In the near-future, Oppenheimer believes that iPhone sales will peak, specifically in 2018, and that "the company lacks the ability to raise prices across its iPhones, iPads and Mac products," which is hurting its growth. The firm also described a disharmony between "Apple's primary role as 'the hardware platform' ... with its secondary role as 'the software and service provider.'"
"We believe Apple lacks the courage to lead the next generation of innovation (AI, cloud-based services, messaging); instead will become more reliant than ever on the iPhone ... We believe Apple is about to embark on a decade-long malaise. The risks to the company have never been greater."

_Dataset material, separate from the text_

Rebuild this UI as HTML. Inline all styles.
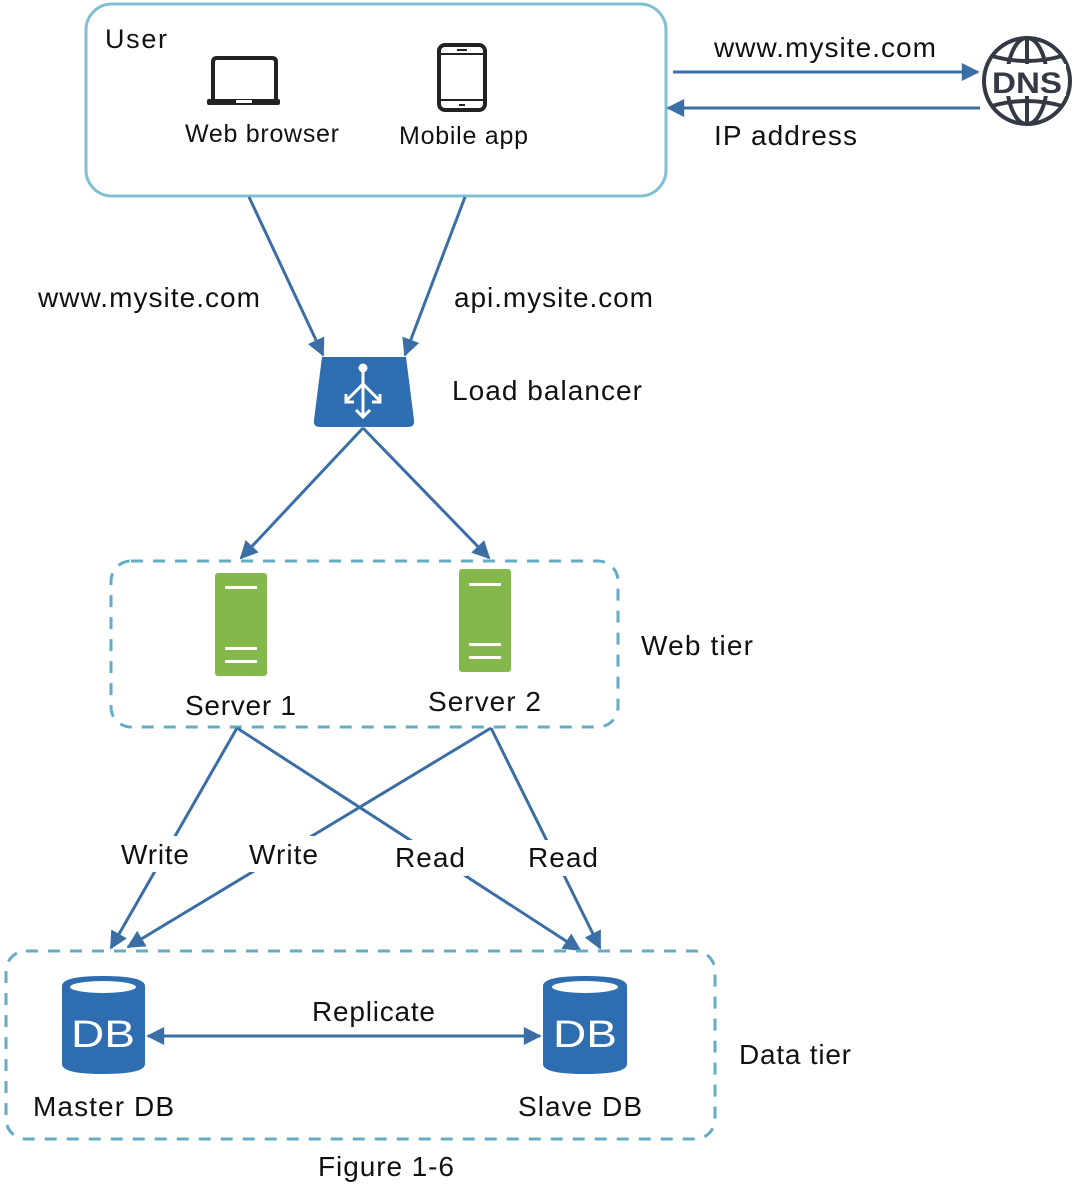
<!DOCTYPE html>
<html><head><meta charset="utf-8"><style>
html,body{margin:0;padding:0;background:#fff;}
svg{display:block;}
text{font-family:"Liberation Sans",sans-serif;fill:#111;}
</style></head><body>
<svg width="1077" height="1186" viewBox="0 0 1077 1186" xmlns="http://www.w3.org/2000/svg">
<defs>
<marker id="ab" viewBox="0 0 10 10" refX="9" refY="5" markerWidth="24" markerHeight="18" markerUnits="userSpaceOnUse" orient="auto-start-reverse">
<path d="M0,0 L10,5 L0,10 z" fill="#3a6ea5"/>
</marker>
</defs>

<rect x="86" y="4" width="580" height="192" rx="26" fill="none" stroke="#7fbfd4" stroke-width="3"/>
<text x="105" y="48" font-size="27" textLength="62">User</text>
<path d="M213,102 V62 Q213,58 217,58 H272 Q276,58 276,62 V102" fill="none" stroke="#222" stroke-width="4"/>
<rect x="207" y="99" width="73" height="6" rx="2" fill="#222"/>
<rect x="236" y="100" width="16" height="3" fill="#fff"/>
<text x="185" y="142" font-size="25" textLength="154">Web browser</text>
<rect x="439" y="45" width="46" height="65" rx="6" fill="none" stroke="#222" stroke-width="4"/>
<line x1="441" y1="54" x2="483" y2="54" stroke="#222" stroke-width="2"/>
<line x1="441" y1="100" x2="483" y2="100" stroke="#222" stroke-width="2"/>
<rect x="457" y="49" width="10" height="2" fill="#222"/>
<rect x="459" y="104" width="6" height="2" fill="#222"/>
<text x="399" y="144" font-size="25" textLength="129">Mobile app</text>

<line x1="673" y1="72" x2="978" y2="72" stroke="#3a6ea5" stroke-width="3" marker-end="url(#ab)"/>
<line x1="980" y1="108" x2="668" y2="108" stroke="#3a6ea5" stroke-width="3" marker-end="url(#ab)"/>
<text x="714" y="57" font-size="28" textLength="222">www.mysite.com</text>
<text x="714" y="145" font-size="28" textLength="143">IP address</text>
<g fill="none" stroke="#333a45" stroke-width="4">
<circle cx="1027" cy="81" r="43"/>
<ellipse cx="1027" cy="81" rx="20" ry="43"/>
<line x1="1027" y1="38" x2="1027" y2="124"/>
<path d="M992,56 Q1027,66 1062,56"/>
<path d="M992,106 Q1027,96 1062,106"/>
</g>
<rect x="990" y="64" width="76" height="32" fill="#fff"/>
<text x="992" y="93" font-size="30" font-weight="bold" style="fill:#333a45" textLength="70" lengthAdjust="spacingAndGlyphs">DNS</text>

<line x1="249" y1="197" x2="323" y2="355" stroke="#3a6ea5" stroke-width="3" marker-end="url(#ab)"/>
<line x1="465" y1="197" x2="405" y2="355" stroke="#3a6ea5" stroke-width="3" marker-end="url(#ab)"/>
<text x="38" y="307" font-size="28" textLength="222">www.mysite.com</text>
<text x="454" y="307" font-size="28" textLength="199">api.mysite.com</text>

<path d="M322,357 H406 L414,420 Q415,427 408,427 H320 Q313,427 314,420 Z" fill="#2e6db0"/>
<g stroke="#fff" stroke-width="3" fill="none">
<circle cx="363" cy="368" r="3" fill="#fff"/>
<line x1="363" y1="368" x2="363" y2="417"/>
<line x1="363" y1="384" x2="346" y2="401"/>
<line x1="363" y1="384" x2="380" y2="401"/>
<path d="M346,394 V402 H354"/>
<path d="M380,394 V402 H372"/>
<path d="M356,410 L363,417 L370,410"/>
</g>
<text x="452" y="400" font-size="28" textLength="190">Load balancer</text>
<line x1="363" y1="428" x2="241" y2="558" stroke="#3a6ea5" stroke-width="3" marker-end="url(#ab)"/>
<line x1="363" y1="428" x2="489" y2="558" stroke="#3a6ea5" stroke-width="3" marker-end="url(#ab)"/>

<rect x="111" y="561" width="507" height="166" rx="20" fill="none" stroke="#62acc6" stroke-width="3" stroke-dasharray="12,10"/>
<rect x="215" y="573" width="52" height="103" rx="3" fill="#84b84a"/>
<rect x="225" y="586" width="32" height="3" fill="#fff"/>
<rect x="225" y="647" width="32" height="3" fill="#fff"/>
<rect x="225" y="660" width="32" height="3" fill="#fff"/>
<rect x="459" y="569" width="52" height="103" rx="3" fill="#84b84a"/>
<rect x="469" y="583" width="32" height="3" fill="#fff"/>
<rect x="469" y="643" width="32" height="3" fill="#fff"/>
<rect x="469" y="656" width="32" height="3" fill="#fff"/>
<text x="185" y="715" font-size="28" textLength="111">Server 1</text>
<text x="428" y="711" font-size="28" textLength="113">Server 2</text>
<text x="641" y="655" font-size="28" textLength="112">Web tier</text>

<g stroke="#3a6ea5" stroke-width="3" fill="none">
<path d="M237,728 L111,948" marker-end="url(#ab)"/>
<path d="M491,728 L128,947" marker-end="url(#ab)"/>
<path d="M237,728 L580,950" marker-end="url(#ab)"/>
<path d="M491,728 L600,948" marker-end="url(#ab)"/>
</g>
<rect x="118" y="836" width="75" height="36" fill="#fff"/>
<rect x="246" y="836" width="75" height="36" fill="#fff"/>
<rect x="392" y="840" width="75" height="36" fill="#fff"/>
<rect x="526" y="840" width="75" height="36" fill="#fff"/>
<text x="121" y="864" font-size="28" textLength="68">Write</text>
<text x="249" y="864" font-size="28" textLength="69">Write</text>
<text x="395" y="867" font-size="28" textLength="70">Read</text>
<text x="528" y="867" font-size="28" textLength="70">Read</text>

<rect x="6" y="951" width="709" height="188" rx="20" fill="none" stroke="#62acc6" stroke-width="3" stroke-dasharray="12,10"/>
<path d="M62,986 Q62,976 103,976 Q145,976 145,986 V1064 Q145,1074 103,1074 Q62,1074 62,1064 Z" fill="#2e6db0"/>
<ellipse cx="103" cy="987" rx="33" ry="6" fill="#fff"/>
<text x="71" y="1047" font-size="38" style="fill:#fff" textLength="64" lengthAdjust="spacingAndGlyphs">DB</text>
<path d="M543,986 Q543,976 585,976 Q627,976 627,986 V1064 Q627,1074 585,1074 Q543,1074 543,1064 Z" fill="#2e6db0"/>
<ellipse cx="585" cy="987" rx="33" ry="6" fill="#fff"/>
<text x="553" y="1047" font-size="38" style="fill:#fff" textLength="64" lengthAdjust="spacingAndGlyphs">DB</text>
<line x1="148" y1="1036" x2="540" y2="1036" stroke="#3a6ea5" stroke-width="3" marker-start="url(#ab)" marker-end="url(#ab)"/>
<text x="312" y="1021" font-size="28" textLength="123">Replicate</text>
<text x="33" y="1116" font-size="28" textLength="141">Master DB</text>
<text x="518" y="1116" font-size="28" textLength="124">Slave DB</text>
<text x="739" y="1064" font-size="28" textLength="112">Data tier</text>
<text x="318" y="1176" font-size="28" textLength="136">Figure 1-6</text>
</svg>
</body></html>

While the "Apple is doomed" mindset has been prevalent for much of the company's lifespan, the "universe of negativity" surrounding the company became more noticeable throughout 2016. In April, Apple reported its first year-over-year decline in iPhone sales and quarterly revenue since 2003, and although initial shipments of the new Touch Bar MacBook Pro models were reported as strong, subsequent user experiences have largely varied between positive and negative opinions.
In October, Apple forecasted a return to growth for the last half of 2016 thanks to the holiday shopping season, potentially putting an end to the company's downturn after its first annual revenue decline since 2001 and three consecutive quarters of negative growth. The constant bright spots in Apple's revenue remain its services category, including the App Store, iCloud, and Apple Music.